Contacting rescue agencies is a crucial step in any backcountry emergency, including an avalanche companion rescue. Having the right equipment and knowing how to use it is also a critical step in any pre-trip plan. There are a few ways to activate emergency services, and all have advantages and disadvantages.

Cellular Phone
Lightweight, convenient, and common with the ability to communicate with many different contacts, plus the benefit of two-way communication. However, in the mountains, cell service is not a guarantee. There are many “dead-zones” in the region.

Handheld VHF Radio

Also very affordable and convenient but again, dead zones exist in the mountains and most models require line of sight to a radio repeater. Also, pre-programming frequencies is essential. And depending on the station you are trying to hail, there is no guarantee that there is someone listening on the other end.

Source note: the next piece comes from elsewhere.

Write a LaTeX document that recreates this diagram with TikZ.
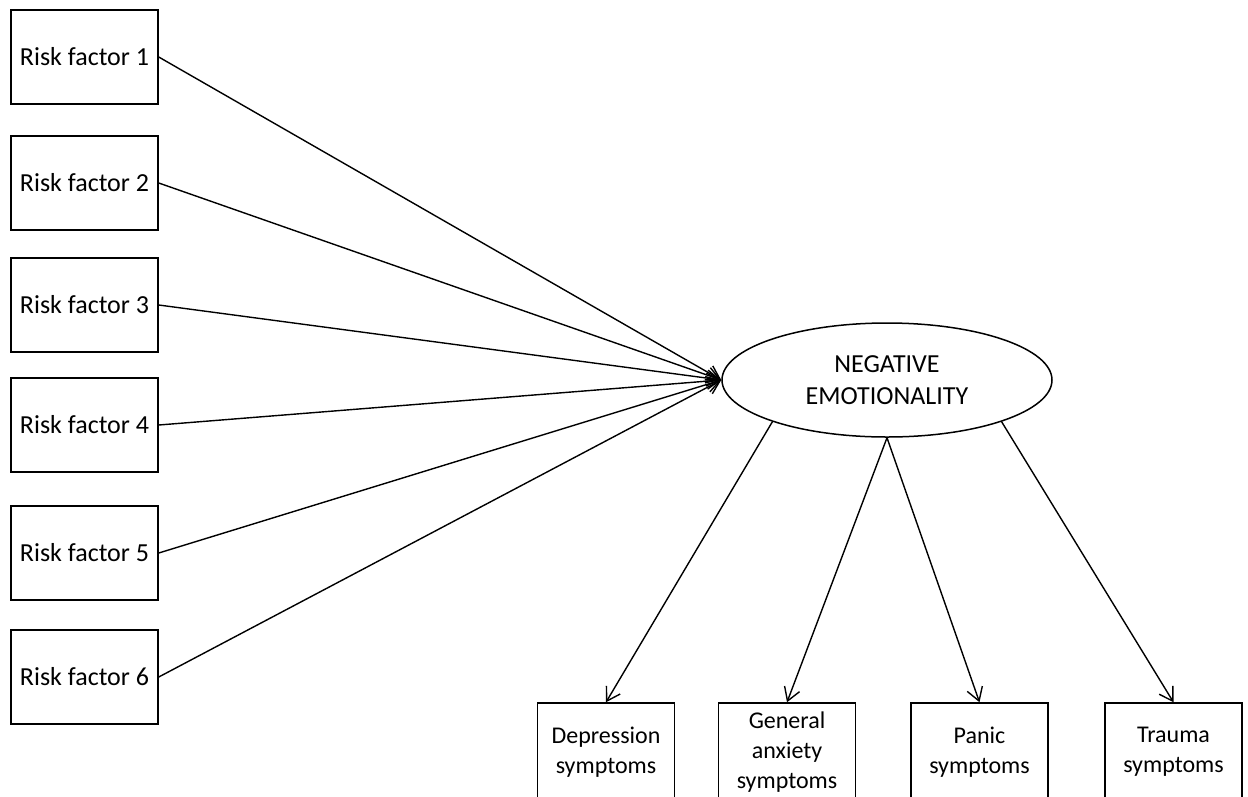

Personal Locator Beacons are still a very reliable distress signal. PLBs use satellites, and operate on a frequency 406 MHz. This sends a digital distress signal, plus a GPS coordinate directly to the JRCC, Joint Rescue Coordination Centre. The disadvantage is that it provides only one-way communication, is slightly more costly, and must be registered before use.

SPOT/inReach Devices

These devices also make use of satellite technologies. They are small and durable, and provide tracking functions, and multiple message functions. Emergency distress signals and locations are again automatically sent to the JRCC. Newer models, coupled with smart phones can allow for two-way satellite text messaging as well. These devices again are slightly more expensive, and require an annual service subscription fee.

Satellite Phone
By far the most reliable backcountry communication tool. Two-way communication rescue agencies possible in almost all locations at this latitude. These devices are slightly heavier and bulkier than the rest, and significantly more expensive. Service fees and activation fees are also required. There are two satellite phone networks that cover North America. Be sure you are on one that covers the area you travel in.

Whichever emergency communication device you and your party travel with, be sure to know how to use it, test it, and who to contact with it. To learn more about companion rescue, take a Companion Rescue Course offered by the Canadian Avalanche Centre.

Remember, if you are In The Snow, be In The Know. Stay safe, and have fun!